Advice to entrepreneurs:
“My biggest piece of advice is to get a referral. Don’t cold call somebody. If we get a referral from someone we know and trust, we’ll pay attention to you. We get a lot of emails and calls and, without referrals, we really don’t pay much attention.
“The three things we look for: 1) the team, it really is the most important thing and will determine if we invest or not. We don’t necessarily look for experienced teams, we look for great teams. We don’t need to invest in people who, for example, set up lots of companies or are a former CEO etc. but we do need to invest in exceptional people who can bring with them exceptional teams. 2) We are definitely looking for uniqueness in terms of technology and innovation. We don’t invest in any two technologies, products or services. We want you to think of yourselves as trying to be the number one, maybe at the very least the number two company, in whatever you do in the world one day. If you don’t think like this, you probably shouldn’t be talking to us. And 3) we like to invest in big or fast-growing markets. Sometimes new markets.
“In summary, we look to help, advise and connect companies. We have a great portfolio of companies and great track record. The best thing we can do for you is connect you to the investor that will write you the next check.”

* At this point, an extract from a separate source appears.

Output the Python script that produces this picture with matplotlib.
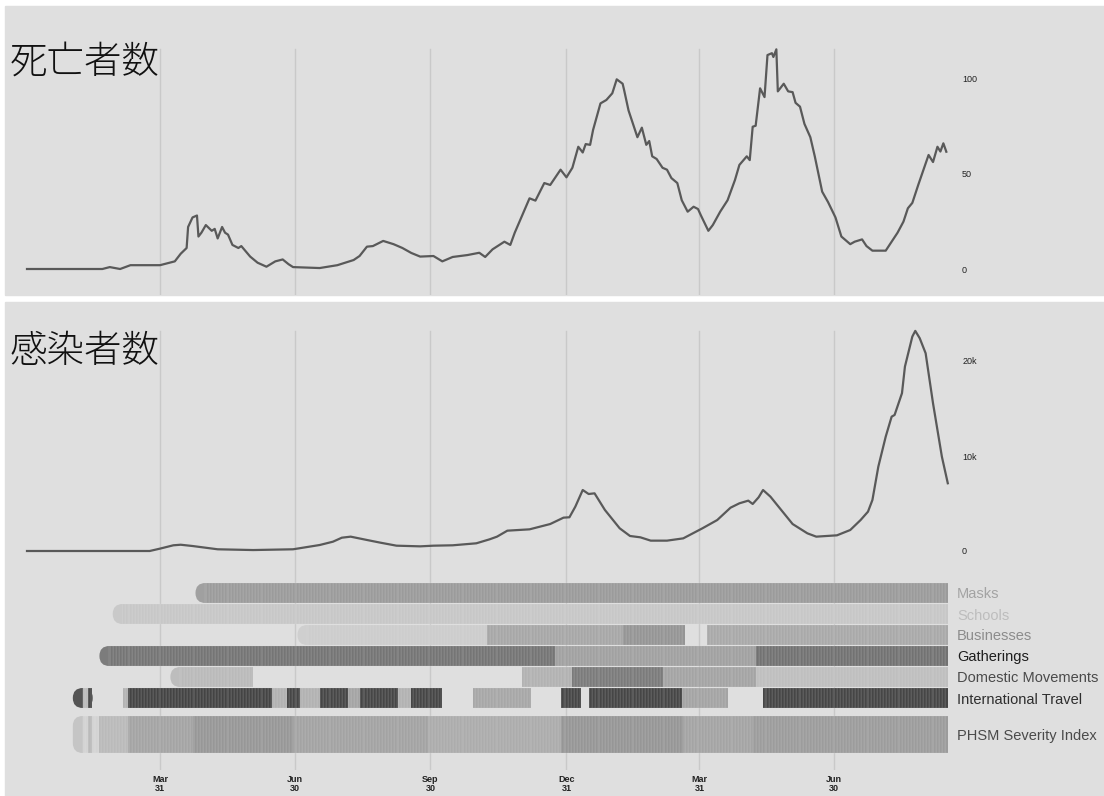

Charles Merritt, Special Advisor and Manager, Venture Capital Multiplier Fund
Who we are:
“I am a special advisor to the Hatteras Venture Capital Multiplier Fund. We invest in companies in North Carolina. Simply put, if you can convince a VC to invest in your company and you have a base in North Carolina, we will consider you for investment. We operate under a mandate from the State of North Carolina – it is really designed to leverage other early stage investment dollars that are already going into companies here in NC.”
Our investment size and value proposition:
“Our check size is from $75K to $250K. Our job is really to fill the capital gap here as not all funds are as big as general partners or entrepreneurs would like them to be. So the State had a good idea to put more money into that space and I help to manage it. Hopefully, I’ll see a lots of you folks coming through after you’ve convinced someone else to invest.”
Advice to entrepreneurs:
“Customer validation. I taught entrepreneurship at UNC for four and a half years. If your value proposition is right, that is a fantastic thing but unless your customers will change their behavior and pay you and not pay the person they are already paying to solve that problem, you really don’t have something new and unique. So we are looking for an idea that is going to change customer behavior and put money in your pocket. The world does not lack for good ideas. All our firms see collectively hundreds of deals in a year. It probably averages about one per day but we only do a handful of deals every year. That’s the competition you are up against. So we look for dogged determination. Prove to us that you have something that someone else doesn’t have and someone is going to pay you for. You have to convince someone to write a check to you. if you can convince us of that, Venture Capital Multiplier Fund is here for you.”